Specifying nested and repeated columns

BigQuery performs best when your data is denormalized. Rather than preserving a relational schema such as a star or snowflake schema, denormalize your data and take advantage of nested and repeated columns. Nested and repeated columns can maintain relationships without the performance impact of preserving a relational (normalized) schema.

You can specify nested or nested and repeated data in the UI or a JSON schema file. To specify nested or nested and repeated columns, you use the RECORD (STRUCT) data type.

Specifying nested and repeated columns

BigQuery supports loading nested and repeated data from source formats that support object-based schemas, such as JSON files, Avro files, Cloud Firestore export files, and Cloud Datastore export files.
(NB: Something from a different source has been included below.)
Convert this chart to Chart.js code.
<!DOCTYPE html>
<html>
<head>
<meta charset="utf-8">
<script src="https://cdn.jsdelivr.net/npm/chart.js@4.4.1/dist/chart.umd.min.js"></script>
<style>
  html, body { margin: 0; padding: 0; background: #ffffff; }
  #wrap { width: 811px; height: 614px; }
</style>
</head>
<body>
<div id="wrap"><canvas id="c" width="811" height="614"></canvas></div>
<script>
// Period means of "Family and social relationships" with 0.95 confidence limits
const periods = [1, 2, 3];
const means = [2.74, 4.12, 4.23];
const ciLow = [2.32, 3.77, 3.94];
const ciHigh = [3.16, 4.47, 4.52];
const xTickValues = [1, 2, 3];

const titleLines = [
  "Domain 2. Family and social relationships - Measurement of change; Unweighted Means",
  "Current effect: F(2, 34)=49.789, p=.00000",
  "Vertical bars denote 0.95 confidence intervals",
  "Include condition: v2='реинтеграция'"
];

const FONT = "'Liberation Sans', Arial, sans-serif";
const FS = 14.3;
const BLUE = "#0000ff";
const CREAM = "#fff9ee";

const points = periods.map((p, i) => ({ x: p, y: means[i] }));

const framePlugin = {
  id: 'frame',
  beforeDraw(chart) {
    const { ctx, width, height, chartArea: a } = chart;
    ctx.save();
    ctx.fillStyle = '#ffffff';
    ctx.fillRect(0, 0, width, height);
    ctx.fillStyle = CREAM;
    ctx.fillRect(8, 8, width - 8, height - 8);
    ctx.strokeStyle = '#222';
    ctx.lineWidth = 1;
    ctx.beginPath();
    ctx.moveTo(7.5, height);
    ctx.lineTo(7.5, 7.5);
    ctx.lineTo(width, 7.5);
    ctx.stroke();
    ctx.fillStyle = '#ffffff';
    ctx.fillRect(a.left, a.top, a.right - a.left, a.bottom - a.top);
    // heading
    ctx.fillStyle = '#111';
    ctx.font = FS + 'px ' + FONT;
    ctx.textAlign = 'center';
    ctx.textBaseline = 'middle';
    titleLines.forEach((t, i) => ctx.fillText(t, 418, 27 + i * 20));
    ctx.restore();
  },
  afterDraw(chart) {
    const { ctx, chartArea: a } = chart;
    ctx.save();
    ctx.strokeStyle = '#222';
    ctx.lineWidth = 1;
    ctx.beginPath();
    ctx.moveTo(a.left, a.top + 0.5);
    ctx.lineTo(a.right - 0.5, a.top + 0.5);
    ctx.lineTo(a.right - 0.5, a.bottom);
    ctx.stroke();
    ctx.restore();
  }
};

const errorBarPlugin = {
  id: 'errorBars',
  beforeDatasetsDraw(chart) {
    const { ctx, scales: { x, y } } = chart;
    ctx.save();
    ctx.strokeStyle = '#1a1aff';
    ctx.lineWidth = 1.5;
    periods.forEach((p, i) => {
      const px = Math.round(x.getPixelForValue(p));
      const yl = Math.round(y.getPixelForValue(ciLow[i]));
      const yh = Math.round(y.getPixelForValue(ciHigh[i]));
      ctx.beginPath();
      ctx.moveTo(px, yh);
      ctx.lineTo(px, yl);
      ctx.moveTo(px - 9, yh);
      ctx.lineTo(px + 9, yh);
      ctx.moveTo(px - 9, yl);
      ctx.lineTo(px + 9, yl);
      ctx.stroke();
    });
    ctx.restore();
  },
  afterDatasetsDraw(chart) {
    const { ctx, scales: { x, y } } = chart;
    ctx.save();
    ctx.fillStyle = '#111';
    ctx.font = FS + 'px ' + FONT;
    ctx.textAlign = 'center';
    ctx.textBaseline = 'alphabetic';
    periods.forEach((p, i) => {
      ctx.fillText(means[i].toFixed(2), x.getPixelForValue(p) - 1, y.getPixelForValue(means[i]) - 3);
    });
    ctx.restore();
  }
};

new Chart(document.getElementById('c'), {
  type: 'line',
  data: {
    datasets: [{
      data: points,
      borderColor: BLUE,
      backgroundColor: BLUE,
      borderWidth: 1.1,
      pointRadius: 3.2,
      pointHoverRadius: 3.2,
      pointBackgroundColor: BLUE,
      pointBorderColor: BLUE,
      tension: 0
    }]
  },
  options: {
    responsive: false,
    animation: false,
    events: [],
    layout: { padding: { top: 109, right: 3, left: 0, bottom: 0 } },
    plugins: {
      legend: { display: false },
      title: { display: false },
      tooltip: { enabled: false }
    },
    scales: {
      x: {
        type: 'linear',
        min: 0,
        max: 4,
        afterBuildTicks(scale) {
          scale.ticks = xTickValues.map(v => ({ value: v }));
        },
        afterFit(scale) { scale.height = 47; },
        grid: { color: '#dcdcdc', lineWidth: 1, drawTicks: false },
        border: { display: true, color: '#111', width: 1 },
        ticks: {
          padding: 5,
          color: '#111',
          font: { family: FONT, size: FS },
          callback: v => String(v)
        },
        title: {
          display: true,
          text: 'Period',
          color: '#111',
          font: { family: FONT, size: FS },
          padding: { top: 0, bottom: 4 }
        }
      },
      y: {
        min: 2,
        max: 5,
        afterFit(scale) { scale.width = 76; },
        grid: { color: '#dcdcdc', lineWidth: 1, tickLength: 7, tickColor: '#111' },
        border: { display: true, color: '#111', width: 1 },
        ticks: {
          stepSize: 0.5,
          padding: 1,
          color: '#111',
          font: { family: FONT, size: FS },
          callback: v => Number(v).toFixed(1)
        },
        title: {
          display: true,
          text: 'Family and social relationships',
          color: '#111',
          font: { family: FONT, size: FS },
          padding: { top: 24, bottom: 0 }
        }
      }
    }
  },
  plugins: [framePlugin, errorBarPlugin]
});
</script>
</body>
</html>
For example, a relational database used to track library books would likely keep all author information in a separate table. A key such as author_id would be used to link the book to the authors.
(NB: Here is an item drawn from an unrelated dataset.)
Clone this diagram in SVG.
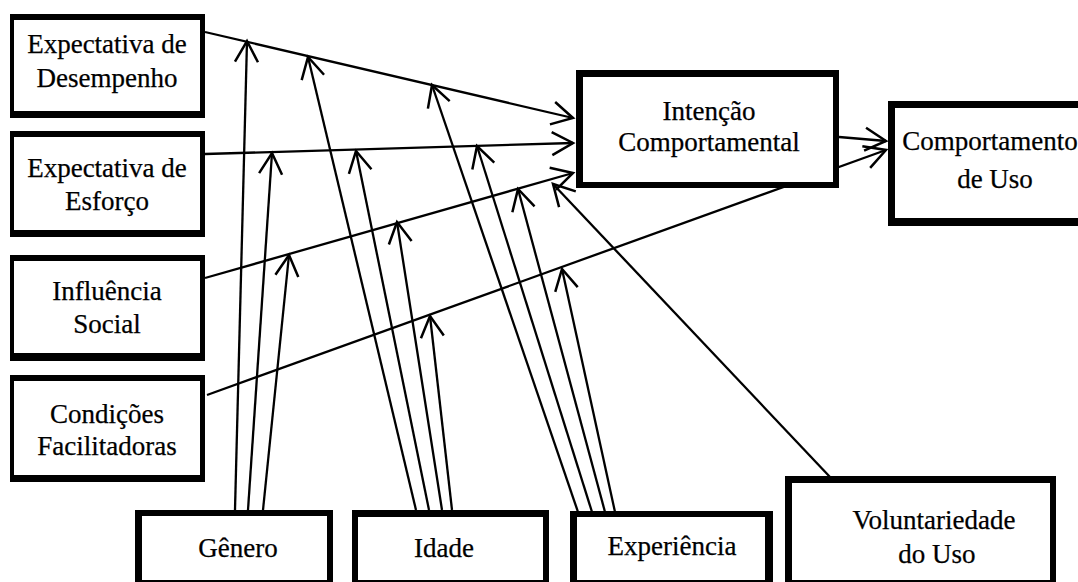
<svg xmlns="http://www.w3.org/2000/svg" width="1078" height="582" viewBox="0 0 1078 582">
  <style>
    .frame { fill: #000; }
    .face { fill: #fff; }
    .lbl { font-family: "Liberation Serif", "Times New Roman", serif; font-size: 27px; fill: #000; text-anchor: middle; stroke: #000; stroke-width: 0.25; }
    .wire { fill: none; stroke: #000; stroke-width: 2.3; marker-end: url(#open); }
  </style>
  <defs>
    <marker id="open" viewBox="-24 -14 27 28" markerWidth="27" markerHeight="28" refX="0" refY="0" orient="auto" markerUnits="userSpaceOnUse">
      <path d="M-21,-11.5 L0,0 L-21,11.5" fill="none" stroke="#000" stroke-width="2.5" stroke-linejoin="miter"/>
    </marker>
  </defs>
  <rect width="1078" height="582" fill="#fff"/>

  <!-- connectors -->
  <g id="connectors">
    <path class="wire" d="M205,32 L573,118"/>
    <path class="wire" d="M205,154 L573,143"/>
    <path class="wire" d="M205,278 L573,173"/>
    <path class="wire" d="M207,395 L886,150"/>
    <path class="wire" d="M839,137 L886,141"/>
    <!-- Gênero -->
    <path class="wire" d="M235,510 L247,41"/>
    <path class="wire" d="M248,510 L272,153"/>
    <path class="wire" d="M263,510 L289,255"/>
    <!-- Idade -->
    <path class="wire" d="M416,510 L308,57"/>
    <path class="wire" d="M429,510 L356,151"/>
    <path class="wire" d="M442,510 L397,222"/>
    <path class="wire" d="M452,510 L430,316"/>
    <!-- Experiência -->
    <path class="wire" d="M578,512 L432,85"/>
    <path class="wire" d="M592,512 L477,146"/>
    <path class="wire" d="M605,512 L518,189"/>
    <path class="wire" d="M615,512 L562,269"/>
    <!-- Voluntariedade -->
    <path class="wire" d="M830,477 L553,184"/>
  </g>

  <g id="desempenho">
    <rect class="frame" x="10" y="14" width="195" height="104"/>
    <rect class="face" x="14" y="20" width="186" height="91"/>
    <text class="lbl" x="107" y="53">Expectativa de</text>
    <text class="lbl" x="107" y="87">Desempenho</text>
  </g>
  <g id="esforco">
    <rect class="frame" x="10" y="131" width="195" height="106"/>
    <rect class="face" x="14" y="137" width="186" height="93"/>
    <text class="lbl" x="107" y="177">Expectativa de</text>
    <text class="lbl" x="107" y="210">Esforço</text>
  </g>
  <g id="influencia">
    <rect class="frame" x="10" y="255" width="195" height="106"/>
    <rect class="face" x="14" y="261" width="186" height="92"/>
    <text class="lbl" x="107" y="300">Influência</text>
    <text class="lbl" x="107" y="333">Social</text>
  </g>
  <g id="condicoes">
    <rect class="frame" x="10" y="375" width="195" height="107"/>
    <rect class="face" x="14" y="381" width="186" height="94"/>
    <text class="lbl" x="107" y="423">Condições</text>
    <text class="lbl" x="107" y="455">Facilitadoras</text>
  </g>
  <g id="intencao">
    <rect class="frame" x="576" y="70" width="263" height="118"/>
    <rect class="face" x="583" y="77" width="250" height="105"/>
    <text class="lbl" x="709" y="120">Intenção</text>
    <text class="lbl" x="709" y="151">Comportamental</text>
  </g>
  <g id="comportamento">
    <rect class="frame" x="888" y="101" width="200" height="125"/>
    <rect class="face" x="895" y="108" width="200" height="110"/>
    <text class="lbl" x="990" y="150">Comportamento</text>
    <text class="lbl" x="995" y="188">de Uso</text>
  </g>
  <g id="genero">
    <rect class="frame" x="135" y="510" width="198" height="80"/>
    <rect class="face" x="142" y="516" width="185" height="64"/>
    <text class="lbl" x="238" y="557">Gênero</text>
  </g>
  <g id="idade">
    <rect class="frame" x="352" y="510" width="197" height="80"/>
    <rect class="face" x="358" y="517" width="185" height="63"/>
    <text class="lbl" x="444" y="557">Idade</text>
  </g>
  <g id="experiencia">
    <rect class="frame" x="570" y="511" width="203" height="80"/>
    <rect class="face" x="577" y="517" width="188" height="63"/>
    <text class="lbl" x="672" y="555">Experiência</text>
  </g>
  <g id="voluntariedade">
    <rect class="frame" x="785" y="476" width="271" height="115"/>
    <rect class="face" x="792" y="483" width="258" height="97"/>
    <text class="lbl" x="934" y="529">Voluntariedade</text>
    <text class="lbl" x="937" y="563">do Uso</text>
  </g>
</svg>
In BigQuery, you can preserve the relationship between book and author without creating a separate author table. Instead, you create an author column, and you nest fields within it such as the author's first name, last name, date of birth, and so on. If a book has multiple authors, you can make the nested author column repeated.
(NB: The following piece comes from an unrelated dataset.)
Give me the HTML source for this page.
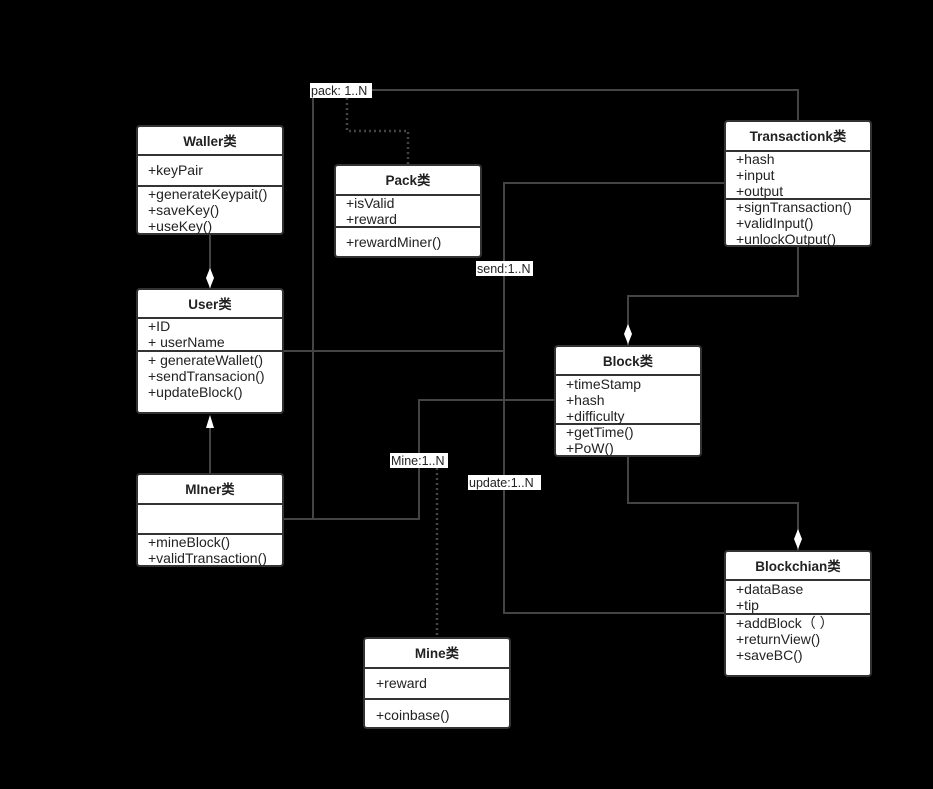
<!DOCTYPE html>
<html><head><meta charset="utf-8"><style>
html,body{margin:0;padding:0;background:#000;}
svg{display:block}
text{font-family:"Liberation Sans","Noto Sans CJK SC",sans-serif;font-size:14px;fill:#222}
.t{font-weight:bold;font-size:13.5px;text-anchor:middle}
.lt{font-size:12.5px}
.ln{stroke:#444;stroke-width:2;fill:none}
.dt{stroke:#444;stroke-width:2.5;fill:none;stroke-dasharray:2,3}
.bx{fill:#fff;stroke:#333;stroke-width:2}
.dv{stroke:#333;stroke-width:2}
.lb{fill:#fff}
</style></head><body>
<svg width="933" height="789" xmlns="http://www.w3.org/2000/svg">
<rect width="933" height="789" fill="#000"/>
<polyline class="ln" points="210,234 210,289"/>
<polyline class="ln" points="210,474 210,420"/>
<polyline class="ln" points="283,519 313,519 313,90 798,90 798,121"/>
<polyline class="dt" points="347,98 347,131 408,131 408,165"/>
<polyline class="ln" points="283,351 504,351"/>
<polyline class="ln" points="725,183 504,183 504,613 725,613"/>
<polyline class="ln" points="283,519 419,519 419,400 555,400"/>
<polyline class="dt" points="437,468 437,638"/>
<polyline class="ln" points="798,246 798,296 628,296 628,346"/>
<polyline class="ln" points="628,456 628,503 798,503 798,551"/>
<polygon points="210,268 214,278 210,288 206,278" fill="#fff"/>
<polygon points="628,324 632,334 628,344 624,334" fill="#fff"/>
<polygon points="798,529 802,539 798,549 794,539" fill="#fff"/>
<polygon points="210,415 214,428 206,428" fill="#fff"/>
<rect class="lb" x="310" y="83" width="62" height="15"/><text class="lt" x="311" y="95">pack: 1..N</text>
<rect class="lb" x="476" y="261" width="57" height="15"/><text class="lt" x="477" y="273">send:1..N</text>
<rect class="lb" x="390" y="453" width="58" height="15"/><text class="lt" x="391" y="465">Mine:1..N</text>
<rect class="lb" x="468" y="475" width="73" height="15"/><text class="lt" x="469" y="487">update:1..N</text>
<rect class="bx" x="137" y="126" width="146" height="108" rx="3"/>
<line class="dv" x1="137" y1="155" x2="283" y2="155"/><line class="dv" x1="137" y1="186" x2="283" y2="186"/>
<text class="t" x="210" y="146">Waller类</text>
<text x="148" y="175">+keyPair</text>
<text x="148" y="199">+generateKeypait()</text><text x="148" y="215">+saveKey()</text><text x="148" y="231">+useKey()</text>
<rect class="bx" x="335" y="165" width="146" height="92" rx="3"/>
<line class="dv" x1="335" y1="195" x2="481" y2="195"/><line class="dv" x1="335" y1="227" x2="481" y2="227"/>
<text class="t" x="408" y="185">Pack类</text>
<text x="346" y="208">+isValid</text><text x="346" y="224">+reward</text>
<text x="346" y="247">+rewardMiner()</text>
<rect class="bx" x="725" y="121" width="146" height="125" rx="3"/>
<line class="dv" x1="725" y1="151" x2="871" y2="151"/><line class="dv" x1="725" y1="199" x2="871" y2="199"/>
<text class="t" x="798" y="141">Transactionk类</text>
<text x="736" y="164">+hash</text><text x="736" y="180">+input</text><text x="736" y="196">+output</text>
<text x="736" y="212">+signTransaction()</text><text x="736" y="228">+validInput()</text><text x="736" y="244">+unlockOutput()</text>
<rect class="bx" x="137" y="289" width="146" height="124" rx="3"/>
<line class="dv" x1="137" y1="318" x2="283" y2="318"/><line class="dv" x1="137" y1="351" x2="283" y2="351"/>
<text class="t" x="210" y="309">User类</text>
<text x="148" y="331">+ID</text><text x="148" y="347">+ userName</text>
<text x="148" y="365">+ generateWallet()</text><text x="148" y="381">+sendTransacion()</text><text x="148" y="397">+updateBlock()</text>
<rect class="bx" x="555" y="346" width="146" height="110" rx="3"/>
<line class="dv" x1="555" y1="375" x2="701" y2="375"/><line class="dv" x1="555" y1="424" x2="701" y2="424"/>
<text class="t" x="628" y="366">Block类</text>
<text x="566" y="389">+timeStamp</text><text x="566" y="405">+hash</text><text x="566" y="421">+difficulty</text>
<text x="566" y="437">+getTime()</text><text x="566" y="453">+PoW()</text>
<rect class="bx" x="137" y="474" width="146" height="92" rx="3"/>
<line class="dv" x1="137" y1="504" x2="283" y2="504"/><line class="dv" x1="137" y1="534" x2="283" y2="534"/>
<text class="t" x="210" y="494">MIner类</text>
<text x="148" y="547">+mineBlock()</text><text x="148" y="563">+validTransaction()</text>
<rect class="bx" x="725" y="551" width="146" height="125" rx="3"/>
<line class="dv" x1="725" y1="580" x2="871" y2="580"/><line class="dv" x1="725" y1="614" x2="871" y2="614"/>
<text class="t" x="798" y="571">Blockchian类</text>
<text x="736" y="594">+dataBase</text><text x="736" y="610">+tip</text>
<text x="736" y="628">+addBlock（ ）</text><text x="736" y="644">+returnView()</text><text x="736" y="660">+saveBC()</text>
<rect class="bx" x="364" y="638" width="146" height="90" rx="3"/>
<line class="dv" x1="364" y1="668" x2="510" y2="668"/><line class="dv" x1="364" y1="699" x2="510" y2="699"/>
<text class="t" x="437" y="658">Mine类</text>
<text x="376" y="688">+reward</text>
<text x="376" y="720">+coinbase()</text>
</svg>
</body></html>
To create a column with nested and repeated data, set the data type of the column to RECORD. A RECORD is stored as a STRUCT and can be accessed as a STRUCT in standard SQL. A STRUCT is a container of ordered fields each with a type (required) and a name (optional). To make the column nested, you add child fields to the RECORD (parent). To make the column repeated, change the mode to REPEATED.

Limitations

Nested and repeated schemas are subject to the following limitations:

  • When you load nested and repeated data, your schema cannot contain more than 15 levels of nested STRUCTs (RECORD types).
    • BigQuery supports columns of type STRUCT (or RECORD). A STRUCT is a complex type that can be used to represent an object that has multiple child columns. In a STRUCT column, you can also define one or more of the child columns as STRUCT types (referred to as nested or embedded STRUCTs). When you nest STRUCTS, BigQuery enforces a nested depth limit of 15 levels. The nested depth limit is independent of whether the STRUCTs are scalar or array-based.

Example

Example schema

The following example shows sample nested and repeated data. This table contains information about people. It consists of the following fields:

  • id
  • first_name
  • last_name
  • dob (date of birth)
  • addresses (a nested and repeated field)
    • addresses.status (current or previous)
    • addresses.address
    • addresses.city
    • addresses.state
    • addresses.zip
    • addresses.numberOfYears (years at the address)

The JSON data file would look like the following. Notice that the addresses column contains an array of values (indicated by [ ]). The multiple addresses in the array are the repeated data. The multiple fields within each address are the nested data.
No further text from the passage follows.